= TASK TO CARRY OUT =
In this exercise, return the whole listing exactly, excluding any images.

= AVAILABLE DATA =
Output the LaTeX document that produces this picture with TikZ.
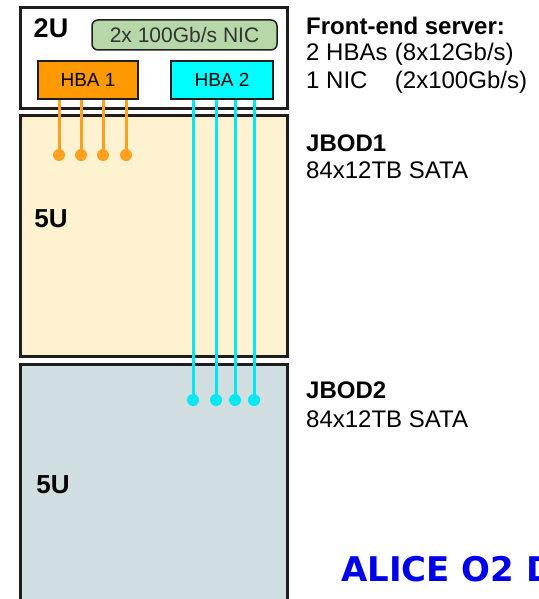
\documentclass[tikz,border=0pt]{standalone}
\usepackage{fontspec}
\setmainfont{Liberation Sans}
\newfontfamily\titlefont{DejaVu Sans}
\usetikzlibrary{positioning,calc}
\definecolor{FrameColor}{RGB}{30,30,30}
\definecolor{HbaOrange}{RGB}{255,153,0}
\definecolor{HbaCyan}{RGB}{0,255,255}
\definecolor{LinkOrange}{RGB}{255,160,30}
\definecolor{LinkCyan}{RGB}{0,232,240}
\definecolor{JbodOneFill}{RGB}{255,242,208}
\definecolor{JbodTwoFill}{RGB}{208,222,226}
\definecolor{NicGreen}{RGB}{182,215,168}
\definecolor{TitleBlue}{RGB}{0,0,235}
\tikzset{
  rackbox/.style={draw=FrameColor, line width=3pt, inner sep=0pt},
  hbabox/.style={draw=FrameColor, line width=1.8pt, inner sep=0pt, minimum width=100pt, minimum height=38pt, font=\fontsize{19}{22}\selectfont},
  unitlbl/.style={font=\fontsize{27}{30}\selectfont\bfseries},
  infotext/.style={anchor=base west, inner sep=0pt, font=\fontsize{24}{28}\selectfont},
  portdot/.style={circle, inner sep=0pt, minimum size=12pt}
}
\begin{document}
\begin{tikzpicture}[x=1pt, y=-1pt]
  \useasboundingbox (0,0) rectangle (538,599);
  \clip (0,0) rectangle (538,599);
  % racks
  \node[rackbox, fill=JbodTwoFill, minimum width=267pt, minimum height=256pt] (jbod2) at (153.5,492) {};
  \node[rackbox, fill=JbodOneFill, minimum width=267pt, minimum height=240pt] (jbod1) at (153.5,236) {};
  \node[rackbox, fill=white, minimum width=267pt, minimum height=101pt] (server) at (153.5,58.5) {};
  \node[draw=FrameColor, line width=1.5pt, fill=NicGreen, rounded corners=6pt, minimum width=185pt, minimum height=30pt, inner sep=0pt, font=\fontsize{21}{22}\selectfont, text=black!80] (nic) at (184.5,35) {2x 100Gb/s NIC};
  \node[hbabox, fill=HbaOrange] (hba1) at (88,80) {HBA 1};
  \node[hbabox, fill=HbaCyan, minimum width=102pt] (hba2) at (222,80) {HBA 2};
  % unit labels
  \node[unitlbl] (u2) at (51,28) {2U};
  \node[unitlbl, font=\fontsize{26}{30}\selectfont\bfseries] (u5a) at (51,219) {5U};
  \node[unitlbl, font=\fontsize{26}{30}\selectfont\bfseries] (u5b) at (53,485) {5U};
  % SAS links
  \foreach \x [count=\i] in {59,81,103,126} {
    \node[portdot, fill=LinkOrange] (oa\i) at (\x,155) {};
    \draw[LinkOrange, line width=3pt] (hba1.south -| oa\i) -- (oa\i.center);
  }
  \foreach \x [count=\i] in {193,216,235,254} {
    \node[portdot, fill=LinkCyan] (cb\i) at (\x,400) {};
    \draw[LinkCyan, line width=3pt] (hba2.south -| cb\i) -- (cb\i.center);
  }
  % descriptions
  \node[infotext] (srvhead) at (306,35) {\textbf{Front-end server:}};
  \node[infotext] (hbacount) at (306,61) {2 HBAs};
  \node[infotext, right=7pt of hbacount.base east, anchor=base west] (hbarate) {(8x12Gb/s)};
  \node[infotext] (niccount) at (306,89) {1 NIC};
  \node[infotext] (nicrate) at (hbarate.base west |- niccount.base) {(2x100Gb/s)};
  \node[infotext] (j1head) at (306,151) {\textbf{JBOD1}};
  \node[infotext] (j1disk) at (306,178) {84x12TB SATA};
  \node[infotext] (j2head) at (306,398) {\textbf{JBOD2}};
  \node[infotext] (j2disk) at (306,427) {84x12TB SATA};
  \node[anchor=base west, inner sep=0pt, text=TitleBlue, font=\titlefont\fontsize{34}{40}\selectfont\bfseries] (title) at (341,581) {ALICE O2 D};
\end{tikzpicture}
\end{document}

= WRITTEN RESPONSE =
Output the LaTeX document that produces this picture with TikZ.
\documentclass[tikz,border=0pt]{standalone}
\usepackage{fontspec}
\setmainfont{Liberation Sans}
\newfontfamily\titlefont{DejaVu Sans}
\usetikzlibrary{positioning,calc}
\definecolor{FrameColor}{RGB}{30,30,30}
\definecolor{HbaOrange}{RGB}{255,153,0}
\definecolor{HbaCyan}{RGB}{0,255,255}
\definecolor{LinkOrange}{RGB}{255,160,30}
\definecolor{LinkCyan}{RGB}{0,232,240}
\definecolor{JbodOneFill}{RGB}{255,242,208}
\definecolor{JbodTwoFill}{RGB}{208,222,226}
\definecolor{NicGreen}{RGB}{182,215,168}
\definecolor{TitleBlue}{RGB}{0,0,235}
\tikzset{
  rackbox/.style={draw=FrameColor, line width=3pt, inner sep=0pt},
  hbabox/.style={draw=FrameColor, line width=1.8pt, inner sep=0pt, minimum width=100pt, minimum height=38pt, font=\fontsize{19}{22}\selectfont},
  unitlbl/.style={font=\fontsize{27}{30}\selectfont\bfseries},
  infotext/.style={anchor=base west, inner sep=0pt, font=\fontsize{24}{28}\selectfont},
  portdot/.style={circle, inner sep=0pt, minimum size=12pt}
}
\begin{document}
\begin{tikzpicture}[x=1pt, y=-1pt]
  \useasboundingbox (0,0) rectangle (538,599);
  \clip (0,0) rectangle (538,599);
  % racks
  \node[rackbox, fill=JbodTwoFill, minimum width=267pt, minimum height=256pt] (jbod2) at (153.5,492) {};
  \node[rackbox, fill=JbodOneFill, minimum width=267pt, minimum height=240pt] (jbod1) at (153.5,236) {};
  \node[rackbox, fill=white, minimum width=267pt, minimum height=101pt] (server) at (153.5,58.5) {};
  \node[draw=FrameColor, line width=1.5pt, fill=NicGreen, rounded corners=6pt, minimum width=185pt, minimum height=30pt, inner sep=0pt, font=\fontsize{21}{22}\selectfont, text=black!80] (nic) at (184.5,35) {2x 100Gb/s NIC};
  \node[hbabox, fill=HbaOrange] (hba1) at (88,80) {HBA 1};
  \node[hbabox, fill=HbaCyan, minimum width=102pt] (hba2) at (222,80) {HBA 2};
  % unit labels
  \node[unitlbl] (u2) at (51,28) {2U};
  \node[unitlbl, font=\fontsize{26}{30}\selectfont\bfseries] (u5a) at (51,219) {5U};
  \node[unitlbl, font=\fontsize{26}{30}\selectfont\bfseries] (u5b) at (53,485) {5U};
  % SAS links
  \foreach \x [count=\i] in {59,81,103,126} {
    \node[portdot, fill=LinkOrange] (oa\i) at (\x,155) {};
    \draw[LinkOrange, line width=3pt] (hba1.south -| oa\i) -- (oa\i.center);
  }
  \foreach \x [count=\i] in {193,216,235,254} {
    \node[portdot, fill=LinkCyan] (cb\i) at (\x,400) {};
    \draw[LinkCyan, line width=3pt] (hba2.south -| cb\i) -- (cb\i.center);
  }
  % descriptions
  \node[infotext] (srvhead) at (306,35) {\textbf{Front-end server:}};
  \node[infotext] (hbacount) at (306,61) {2 HBAs};
  \node[infotext, right=7pt of hbacount.base east, anchor=base west] (hbarate) {(8x12Gb/s)};
  \node[infotext] (niccount) at (306,89) {1 NIC};
  \node[infotext] (nicrate) at (hbarate.base west |- niccount.base) {(2x100Gb/s)};
  \node[infotext] (j1head) at (306,151) {\textbf{JBOD1}};
  \node[infotext] (j1disk) at (306,178) {84x12TB SATA};
  \node[infotext] (j2head) at (306,398) {\textbf{JBOD2}};
  \node[infotext] (j2disk) at (306,427) {84x12TB SATA};
  \node[anchor=base west, inner sep=0pt, text=TitleBlue, font=\titlefont\fontsize{34}{40}\selectfont\bfseries] (title) at (341,581) {ALICE O2 D};
\end{tikzpicture}
\end{document}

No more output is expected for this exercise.